# [PROBLEM DETAILS]
Return each line of the data below verbatim; pictures are to be left out.

# [AVAILABLE DATA]
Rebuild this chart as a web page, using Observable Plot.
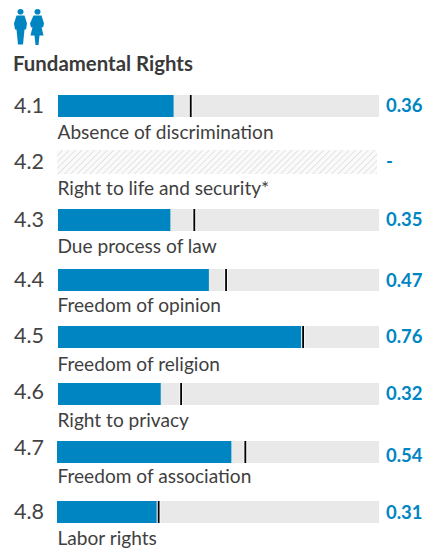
<!DOCTYPE html>
<html>
<head>
<meta charset="utf-8">
<script src="https://cdn.jsdelivr.net/npm/d3@7"></script>
<script src="https://cdn.jsdelivr.net/npm/@observablehq/plot@0.6"></script>
<style>
html,body{margin:0;padding:0;background:#fff;}
body{width:432px;height:556px;overflow:hidden;font-family:Lato,sans-serif;}
#head{height:85px;position:relative;}
#head svg{position:absolute;left:14px;top:9px;}
#head div{position:absolute;left:13px;top:51px;font:bold 20.400px/24px Lato,sans-serif;color:#3a3a3a;}
#chart svg{display:block;}
</style>
</head>
<body>
<div id="head">
<svg width="30" height="36" viewBox="0 0 30 36" fill="#0085c3">
<ellipse cx="6.500" cy="2.800" rx="3" ry="2.800"/>
<path d="M2.500 6.500h8l2.500 8-1 6h-1.500l-1.500 15h-5l-1.500-15h-1.500l-1-6z"/>
<ellipse cx="23.500" cy="2.800" rx="3" ry="2.800"/>
<path d="M19.500 6.500h8l2.500 8-1 4-1.500-.5 2 8.500h-4l-1 9.500h-3l-1-9.500h-4l2-8.500-1.500.5-1-4z"/>
</svg>
<div>Fundamental Rights</div>
</div>
<div id="chart"></div>
<script>
const codes = ["4.1","4.2","4.3","4.4","4.5","4.6","4.7","4.8"];
const names = ["Absence of discrimination","Right to life and security*","Due process of law","Freedom of opinion","Freedom of religion","Right to privacy","Freedom of association","Labor rights"];
const scores = [0.36,null,0.35,0.47,0.76,0.32,0.54,0.31];
const benchmarks = [0.412,null,0.423,0.522,0.762,0.382,0.582,0.312];

const rows = codes.map((code,i)=>({code,row:+code,name:names[i],score:scores[i],mark:benchmarks[i],label:scores[i]===null?"-":scores[i].toFixed(2)}));
const scored = rows.filter(d=>d.score!==null);
const early = scored.filter(d=>d.row<4.7);
const late = scored.filter(d=>d.row>=4.7);
const missing = rows.filter(d=>d.score===null);

// the reference nudges its labels by a pixel or so, row by row
const codeNudge = [-0.5,-0.5,-0.5,-0.5,-1.5,-2.5,-4.5,-0.5];
const nameNudge = [26.5,26,26,25,27,26,24.5,26];
const valueNudge = [0,0,0,1,0,0,3.5,1];
const rowTexts = (nudge,options) => rows.map((d,i)=>Plot.text([d],{...options,y:"row",dy:nudge[i]}));

const hatchDefs = () => {
  const ns="http://www.w3.org/2000/svg";
  const defs=document.createElementNS(ns,"defs");
  defs.innerHTML='<pattern id="hatch" width="4.500" height="4.500" patternUnits="userSpaceOnUse" patternTransform="rotate(45)"><rect width="4.500" height="4.500" fill="#fafafa"/><line x1="0" y1="0" x2="0" y2="4.500" stroke="#dedede" stroke-width="1.600"/></pattern>';
  return defs;
};
const barY = {y1:"row",y2:"row",insetTop:-11,insetBottom:-11};
const plot = Plot.plot({
  width:432,height:471,
  marginLeft:0,marginRight:0,marginTop:0,marginBottom:0,
  style:{fontFamily:"Lato, sans-serif",background:"#fff"},
  x:{domain:[0,1],range:[58,379],axis:null},
  y:{type:"linear",axis:null,
     domain:codes.map(Number),
     range:[21,77,135,195,252,309,367,427]},
  marks:[
    hatchDefs,
    Plot.rect(early,{x1:0,x2:1,...barY,fill:"#e9e9e9"}),
    Plot.rect(late,{x1:0,x2:1,...barY,insetLeft:-1,fill:"#e9e9e9"}),
    Plot.rect(missing,{x1:0,x2:1,y1:"row",y2:"row",insetTop:-12,insetBottom:-12,insetLeft:-1,insetRight:2,fill:"url(#hatch)"}),
    Plot.rect(early,{x1:0,x2:"score",...barY,fill:"#0085c3"}),
    Plot.rect(late,{x1:0,x2:"score",...barY,insetLeft:-1,fill:"#0085c3"}),
    Plot.ruleX(scored,{x:"mark",y1:"row",y2:"row",insetTop:-11,insetBottom:-11,stroke:"#f6f6f6",strokeWidth:4}),
    Plot.ruleX(scored,{x:"mark",y1:"row",y2:"row",insetTop:-11,insetBottom:-11,stroke:"#000",strokeWidth:1.8}),
    ...rowTexts(codeNudge,{x:0,text:"code",dx:-44.5,textAnchor:"start",fontSize:21.5,fill:"#444"}),
    ...rowTexts(nameNudge,{x:0,text:"name",dx:-1,textAnchor:"start",fontSize:19.100,fill:"#3f3f3f"}),
    ...rowTexts(valueNudge,{x:1,text:"label",dx:6.500,textAnchor:"start",fontSize:18.500,fontWeight:700,fill:"#0085c3"})
  ]
});
document.getElementById("chart").appendChild(plot);
</script>
</body>
</html>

# [SOLUTION FOR THIS PROBLEM]
Rebuild this chart as a web page, using Observable Plot.
<!DOCTYPE html>
<html>
<head>
<meta charset="utf-8">
<script src="https://cdn.jsdelivr.net/npm/d3@7"></script>
<script src="https://cdn.jsdelivr.net/npm/@observablehq/plot@0.6"></script>
<style>
html,body{margin:0;padding:0;background:#fff;}
body{width:432px;height:556px;overflow:hidden;font-family:Lato,sans-serif;}
#head{height:85px;position:relative;}
#head svg{position:absolute;left:14px;top:9px;}
#head div{position:absolute;left:13px;top:51px;font:bold 20.400px/24px Lato,sans-serif;color:#3a3a3a;}
#chart svg{display:block;}
</style>
</head>
<body>
<div id="head">
<svg width="30" height="36" viewBox="0 0 30 36" fill="#0085c3">
<ellipse cx="6.500" cy="2.800" rx="3" ry="2.800"/>
<path d="M2.500 6.500h8l2.500 8-1 6h-1.500l-1.500 15h-5l-1.500-15h-1.500l-1-6z"/>
<ellipse cx="23.500" cy="2.800" rx="3" ry="2.800"/>
<path d="M19.500 6.500h8l2.500 8-1 4-1.500-.5 2 8.500h-4l-1 9.500h-3l-1-9.500h-4l2-8.500-1.500.5-1-4z"/>
</svg>
<div>Fundamental Rights</div>
</div>
<div id="chart"></div>
<script>
const codes = ["4.1","4.2","4.3","4.4","4.5","4.6","4.7","4.8"];
const names = ["Absence of discrimination","Right to life and security*","Due process of law","Freedom of opinion","Freedom of religion","Right to privacy","Freedom of association","Labor rights"];
const scores = [0.36,null,0.35,0.47,0.76,0.32,0.54,0.31];
const benchmarks = [0.412,null,0.423,0.522,0.762,0.382,0.582,0.312];

const rows = codes.map((code,i)=>({code,row:+code,name:names[i],score:scores[i],mark:benchmarks[i],label:scores[i]===null?"-":scores[i].toFixed(2)}));
const scored = rows.filter(d=>d.score!==null);
const early = scored.filter(d=>d.row<4.7);
const late = scored.filter(d=>d.row>=4.7);
const missing = rows.filter(d=>d.score===null);

// the reference nudges its labels by a pixel or so, row by row
const codeNudge = [-0.5,-0.5,-0.5,-0.5,-1.5,-2.5,-4.5,-0.5];
const nameNudge = [26.5,26,26,25,27,26,24.5,26];
const valueNudge = [0,0,0,1,0,0,3.5,1];
const rowTexts = (nudge,options) => rows.map((d,i)=>Plot.text([d],{...options,y:"row",dy:nudge[i]}));

const hatchDefs = () => {
  const ns="http://www.w3.org/2000/svg";
  const defs=document.createElementNS(ns,"defs");
  defs.innerHTML='<pattern id="hatch" width="4.500" height="4.500" patternUnits="userSpaceOnUse" patternTransform="rotate(45)"><rect width="4.500" height="4.500" fill="#fafafa"/><line x1="0" y1="0" x2="0" y2="4.500" stroke="#dedede" stroke-width="1.600"/></pattern>';
  return defs;
};
const barY = {y1:"row",y2:"row",insetTop:-11,insetBottom:-11};
const plot = Plot.plot({
  width:432,height:471,
  marginLeft:0,marginRight:0,marginTop:0,marginBottom:0,
  style:{fontFamily:"Lato, sans-serif",background:"#fff"},
  x:{domain:[0,1],range:[58,379],axis:null},
  y:{type:"linear",axis:null,
     domain:codes.map(Number),
     range:[21,77,135,195,252,309,367,427]},
  marks:[
    hatchDefs,
    Plot.rect(early,{x1:0,x2:1,...barY,fill:"#e9e9e9"}),
    Plot.rect(late,{x1:0,x2:1,...barY,insetLeft:-1,fill:"#e9e9e9"}),
    Plot.rect(missing,{x1:0,x2:1,y1:"row",y2:"row",insetTop:-12,insetBottom:-12,insetLeft:-1,insetRight:2,fill:"url(#hatch)"}),
    Plot.rect(early,{x1:0,x2:"score",...barY,fill:"#0085c3"}),
    Plot.rect(late,{x1:0,x2:"score",...barY,insetLeft:-1,fill:"#0085c3"}),
    Plot.ruleX(scored,{x:"mark",y1:"row",y2:"row",insetTop:-11,insetBottom:-11,stroke:"#f6f6f6",strokeWidth:4}),
    Plot.ruleX(scored,{x:"mark",y1:"row",y2:"row",insetTop:-11,insetBottom:-11,stroke:"#000",strokeWidth:1.8}),
    ...rowTexts(codeNudge,{x:0,text:"code",dx:-44.5,textAnchor:"start",fontSize:21.5,fill:"#444"}),
    ...rowTexts(nameNudge,{x:0,text:"name",dx:-1,textAnchor:"start",fontSize:19.100,fill:"#3f3f3f"}),
    ...rowTexts(valueNudge,{x:1,text:"label",dx:6.500,textAnchor:"start",fontSize:18.500,fontWeight:700,fill:"#0085c3"})
  ]
});
document.getElementById("chart").appendChild(plot);
</script>
</body>
</html>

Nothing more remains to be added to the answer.